4th of July 2018
- because in its representation of modern Britain of the last 200 years and the figures, which it holds as important, it is narrow and almost wholly un-diverse, except in sports.
- in the way it understates what the slave trade was about, dedicating more lines to the abolition than to what it was, not discussing adequately its range, giving no figures and that in fact it was the fundamental basis of Britain’s wealth.
- in the way it does not look at critical aspects of Britain’s colonisation of the “ new world.”
- in the way that it refers to the Empire as “just having grown”, rather than putting an honest recognition of how it grew, namely mostly by the barrel of the gun. Most migrants, if they come from countries once upon a time colonised, will know better, so it is disingenuine, if not deliberately misleading, given one version of events, that is explicitly hiding a truer more genuine account of history (one of my degrees is in history the other in (urban) sociology).
- in the way that it states that the Empire was mostly “given up orderly,” but fails to mention that not all territories were given up, nor does it mention Gibraltar and the holding of the Falklands, as far as I could see, nor that there was a struggle and demand for decolonisation, if I read the book correctly.
- because compared to its discussion of the Irish conflict, the colonial past is but a cosmetic footnote.
- because in the World War Two section there is – and that let my jaw drop and triple check, I read correctly – no mentioning of the Holocaust and the murder of six million Jews of Europe, nor about Britain’s role in the liberation of some of the camps like Bergen Belsen, nor Britain’s role in the formation of the UN and British lawyers role in setting up the Universal Human Rights as a result.
- because it says fairly little on institutions that are British in origin and unique such as Greenpeace, Save the Children, Peabody, Barnados, the co-operative movement, nor does it have much to say about the history of the unions.

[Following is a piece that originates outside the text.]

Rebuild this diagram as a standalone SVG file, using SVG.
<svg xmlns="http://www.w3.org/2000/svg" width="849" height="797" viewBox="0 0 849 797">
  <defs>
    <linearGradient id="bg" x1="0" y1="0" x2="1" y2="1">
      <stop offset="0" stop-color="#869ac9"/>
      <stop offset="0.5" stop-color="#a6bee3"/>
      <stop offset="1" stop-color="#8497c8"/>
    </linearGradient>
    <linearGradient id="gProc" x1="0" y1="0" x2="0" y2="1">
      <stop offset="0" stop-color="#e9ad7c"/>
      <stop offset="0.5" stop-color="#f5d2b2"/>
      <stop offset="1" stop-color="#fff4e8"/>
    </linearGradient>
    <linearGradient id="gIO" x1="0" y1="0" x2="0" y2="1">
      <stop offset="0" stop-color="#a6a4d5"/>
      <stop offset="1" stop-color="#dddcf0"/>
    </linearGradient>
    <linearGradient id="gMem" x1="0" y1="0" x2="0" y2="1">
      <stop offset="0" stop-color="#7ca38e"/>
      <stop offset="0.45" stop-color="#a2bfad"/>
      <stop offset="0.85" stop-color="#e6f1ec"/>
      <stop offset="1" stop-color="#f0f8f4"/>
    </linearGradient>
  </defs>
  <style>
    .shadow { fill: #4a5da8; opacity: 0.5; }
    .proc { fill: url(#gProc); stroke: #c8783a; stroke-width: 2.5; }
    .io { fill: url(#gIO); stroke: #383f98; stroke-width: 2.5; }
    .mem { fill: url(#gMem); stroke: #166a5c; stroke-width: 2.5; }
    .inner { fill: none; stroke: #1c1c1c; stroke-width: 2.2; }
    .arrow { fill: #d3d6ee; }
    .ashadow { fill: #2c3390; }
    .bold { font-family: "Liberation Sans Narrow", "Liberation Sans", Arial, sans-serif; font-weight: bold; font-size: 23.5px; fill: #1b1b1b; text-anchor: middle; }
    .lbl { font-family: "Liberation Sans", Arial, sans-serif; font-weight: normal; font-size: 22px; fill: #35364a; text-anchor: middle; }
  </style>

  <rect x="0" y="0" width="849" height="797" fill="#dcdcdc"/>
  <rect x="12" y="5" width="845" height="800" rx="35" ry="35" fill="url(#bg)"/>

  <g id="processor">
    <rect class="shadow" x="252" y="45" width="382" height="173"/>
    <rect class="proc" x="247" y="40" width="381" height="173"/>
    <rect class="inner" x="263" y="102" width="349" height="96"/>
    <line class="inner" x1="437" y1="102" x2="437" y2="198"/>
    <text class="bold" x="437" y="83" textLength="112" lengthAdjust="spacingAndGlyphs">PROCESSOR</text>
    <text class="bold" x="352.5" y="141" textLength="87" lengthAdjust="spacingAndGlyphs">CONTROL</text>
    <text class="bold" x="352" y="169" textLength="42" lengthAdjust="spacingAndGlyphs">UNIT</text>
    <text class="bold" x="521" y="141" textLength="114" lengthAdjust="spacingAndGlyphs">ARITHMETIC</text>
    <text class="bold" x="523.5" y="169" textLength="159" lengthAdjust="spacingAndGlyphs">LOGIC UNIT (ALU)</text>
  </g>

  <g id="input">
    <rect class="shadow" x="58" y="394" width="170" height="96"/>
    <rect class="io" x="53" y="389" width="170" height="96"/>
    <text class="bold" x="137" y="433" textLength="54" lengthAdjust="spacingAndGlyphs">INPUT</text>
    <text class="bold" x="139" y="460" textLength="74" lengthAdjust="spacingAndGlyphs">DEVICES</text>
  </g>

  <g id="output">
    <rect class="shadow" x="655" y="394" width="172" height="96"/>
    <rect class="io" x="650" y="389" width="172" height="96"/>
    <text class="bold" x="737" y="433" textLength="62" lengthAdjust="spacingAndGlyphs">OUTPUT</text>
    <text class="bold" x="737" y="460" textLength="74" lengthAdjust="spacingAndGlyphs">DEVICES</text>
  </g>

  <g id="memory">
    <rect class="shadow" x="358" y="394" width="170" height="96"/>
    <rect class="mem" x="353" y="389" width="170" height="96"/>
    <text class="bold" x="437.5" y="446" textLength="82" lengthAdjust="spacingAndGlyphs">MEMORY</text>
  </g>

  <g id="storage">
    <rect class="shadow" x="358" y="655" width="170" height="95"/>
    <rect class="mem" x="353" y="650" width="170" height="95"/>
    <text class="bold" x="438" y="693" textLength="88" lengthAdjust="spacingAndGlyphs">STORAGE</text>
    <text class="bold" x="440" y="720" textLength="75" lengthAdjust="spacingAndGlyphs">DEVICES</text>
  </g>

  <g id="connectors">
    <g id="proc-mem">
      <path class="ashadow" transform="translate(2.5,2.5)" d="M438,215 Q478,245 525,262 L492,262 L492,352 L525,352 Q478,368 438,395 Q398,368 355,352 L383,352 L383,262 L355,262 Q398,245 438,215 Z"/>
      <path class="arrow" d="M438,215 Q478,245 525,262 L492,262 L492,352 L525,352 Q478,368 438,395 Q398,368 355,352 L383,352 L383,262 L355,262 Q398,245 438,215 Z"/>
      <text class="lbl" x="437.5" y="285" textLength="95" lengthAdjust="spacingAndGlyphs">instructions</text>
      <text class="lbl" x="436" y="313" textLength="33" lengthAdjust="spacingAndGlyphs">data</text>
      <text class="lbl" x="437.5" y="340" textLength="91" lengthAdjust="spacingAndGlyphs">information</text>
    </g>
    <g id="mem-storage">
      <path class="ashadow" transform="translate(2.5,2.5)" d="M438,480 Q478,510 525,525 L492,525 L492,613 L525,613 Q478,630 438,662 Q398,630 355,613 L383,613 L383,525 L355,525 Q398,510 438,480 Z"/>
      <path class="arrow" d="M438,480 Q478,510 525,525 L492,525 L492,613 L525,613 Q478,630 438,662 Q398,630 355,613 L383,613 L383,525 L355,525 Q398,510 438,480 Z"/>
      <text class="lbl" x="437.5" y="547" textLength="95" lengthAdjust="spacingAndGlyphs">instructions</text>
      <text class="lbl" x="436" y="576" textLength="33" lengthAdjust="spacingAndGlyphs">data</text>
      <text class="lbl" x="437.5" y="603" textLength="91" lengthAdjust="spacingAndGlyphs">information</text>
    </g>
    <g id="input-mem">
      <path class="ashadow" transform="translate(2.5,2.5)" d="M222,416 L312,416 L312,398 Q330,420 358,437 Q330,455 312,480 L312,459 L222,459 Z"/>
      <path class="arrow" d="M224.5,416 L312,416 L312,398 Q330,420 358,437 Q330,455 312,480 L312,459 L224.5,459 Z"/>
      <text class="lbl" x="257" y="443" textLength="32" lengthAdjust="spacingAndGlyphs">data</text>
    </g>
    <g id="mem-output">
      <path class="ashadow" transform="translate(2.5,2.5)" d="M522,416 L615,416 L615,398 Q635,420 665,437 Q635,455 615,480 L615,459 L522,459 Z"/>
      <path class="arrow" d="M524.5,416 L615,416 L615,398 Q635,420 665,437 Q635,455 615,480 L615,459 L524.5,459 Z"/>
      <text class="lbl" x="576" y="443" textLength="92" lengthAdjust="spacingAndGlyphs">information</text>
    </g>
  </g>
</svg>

- I note you have highlighted further issues as reported here in the Daily Telegraph
Answer from
The Lord Hodgson of Astley Abbotts CBE
House of Lords
London SW1A 0PW
Dear Mr Zylbersztajn
Thank you for this email. Last year, I chaired a Select Committee on Citizenship and Civic Engagement. Our Report is available on the Parliamentary website (HL Paper 118). We did indeed make a number of comments and criticisms of the Citizenship Test (see para 463-473 of the Report). The Government have accepted our recommendations and an update of the Test has begun.